Astronomers are currently facing a crisis of abundance. For decades, the primary bottleneck in space exploration was the scarcity of data—waiting for a clear night, a stable orbit, or a long-exposure capture. Today, that bottleneck has inverted. As the James Webb Space Telescope (JWST) continues to stream high-resolution infrared imagery back to Earth, the challenge is no longer finding the light, but making sense of the deluge of information contained within it. The transition from manual observation to automated data processing is no longer a luxury; it is the only way to prevent the most powerful telescope in history from becoming a digital archive that no one can actually read.
The Terabyte Flood of 2022
When the first data packets from the JWST arrived in 2022, the astronomical community was met with a scale of information that fundamentally shifted the research landscape. Brant Robertson, a professor at the University of California, Santa Cruz, and his team were among the first to grapple with this influx. The data arrived in terabytes, revealing a universe far more crowded than previous models had predicted. Robertson noted that the sheer density of galaxies in these early deep-field images was staggering, with objects appearing in every direction. To manage this, his team released a series of public datasets, most recently timed for Spring Astronomy Day, which allow researchers to probe the early universe with unprecedented depth. These datasets contain hundreds of thousands of galaxies, some dating back over 13 billion years, effectively capturing light from the dawn of time.

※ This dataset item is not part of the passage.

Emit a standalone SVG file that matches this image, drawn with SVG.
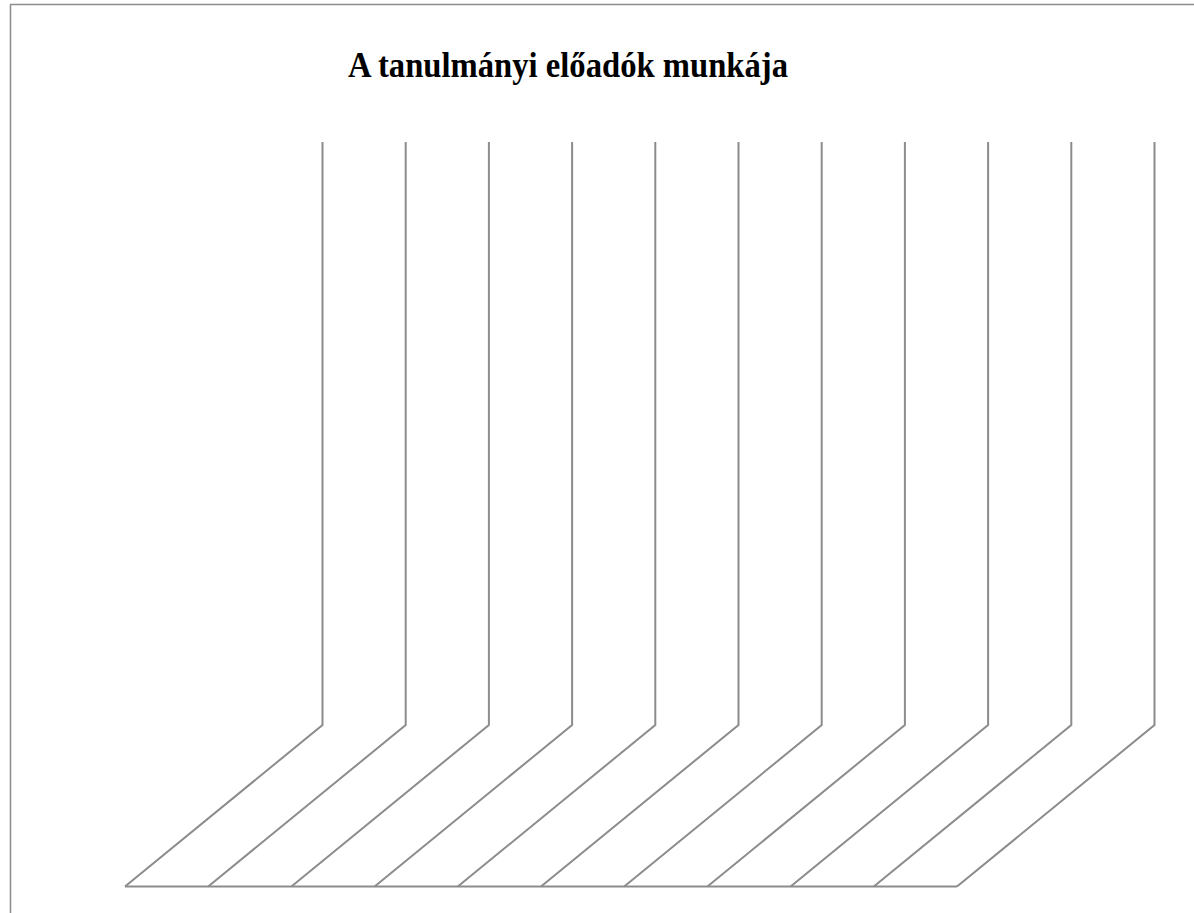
<svg xmlns="http://www.w3.org/2000/svg" width="1194" height="913" viewBox="0 0 1194 913">
<style>
.frame{fill:none;stroke:#8c8c8c;stroke-width:1.5}
.title{font-family:"Liberation Serif","Times New Roman",serif;font-weight:bold;font-size:35px;fill:#000}
.ln{fill:none;stroke:#8c8c8c;stroke-width:2;stroke-linejoin:miter}
</style>
<rect width="1194" height="913" fill="#fff"/>
<rect class="frame" x="10.5" y="4.5" width="1200" height="920"/>
<g id="title"><text class="title" x="568" y="77" text-anchor="middle" textLength="440" lengthAdjust="spacingAndGlyphs">A tanulmányi előadók munkája</text></g>
<g id="connectors">
<path class="ln" d="M322.5,142 V725 L125,886.5"/>
<path class="ln" d="M405.7,142 V725 L208.2,886.5"/>
<path class="ln" d="M488.9,142 V725 L291.4,886.5"/>
<path class="ln" d="M572.1,142 V725 L374.6,886.5"/>
<path class="ln" d="M655.3,142 V725 L457.8,886.5"/>
<path class="ln" d="M738.5,142 V725 L541,886.5"/>
<path class="ln" d="M821.7,142 V725 L624.2,886.5"/>
<path class="ln" d="M904.9,142 V725 L707.4,886.5"/>
<path class="ln" d="M988.1,142 V725 L790.6,886.5"/>
<path class="ln" d="M1071.3,142 V725 L873.8,886.5"/>
<path class="ln" d="M1154.5,142 V725 L957,886.5"/>
<path class="ln" d="M125,886.5 H957"/>
</g>
</svg>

From Manual Interpretation to Algorithmic Decoding
Historically, the workflow of an astronomer was linear: observe, record, and interpret. A researcher would look at a plate or a digital image, identify features, and categorize them based on established physical laws. However, the JWST data has rendered this human-centric approach obsolete. The complexity and volume of the images mean that what once took years of manual labor must now be processed in a matter of days. The role of the scientist has shifted from that of a map-reader to a system architect. In this new paradigm, the computer does not merely assist in the analysis; it acts as the primary filter. Without computational models to classify the noise and identify the signals within the terabytes of data, the raw observations remain effectively invisible to the human eye. The telescope provides the raw material, but the code provides the map.
Bridging the Observational Gap with Computational Models
Just as Nicolaus Copernicus once used mathematical models to resolve the inconsistencies between planetary observations and the prevailing geocentric theory, modern astrophysicists are using computational models to reconcile the "richness" of JWST data with our current understanding of galaxy formation. The JWST is the most powerful infrared observatory ever launched, capable of detecting light that has traveled for over 13 billion years. Yet, this power creates a paradox: the more we see, the more the data conflicts with simplistic, manual interpretations. By applying complex computational frameworks, researchers can simulate the formation of the early universe and test those simulations against the JWST deep-field images. This process allows scientists to account for the "observational limits"—the physical constraints of the telescope itself—and extract meaningful physics from the overwhelming density of the images. The goal is to ensure that the data is not just stored, but understood.
The New Era of Computational Astrophysics
For the modern researcher, the ability to write code is now as critical as the ability to operate a telescope. The gap between the rate at which the JWST collects data and the rate at which human beings can analyze it is widening, forcing a permanent shift in how science is conducted. Robertson’s work underscores a reality that is becoming standard across the hard sciences: the most significant discoveries are no longer found by looking through a lens, but by interrogating the massive, complex datasets that the lens leaves behind. The future of understanding the early universe lies in the efficiency of the algorithms that turn raw pixels into cosmological history.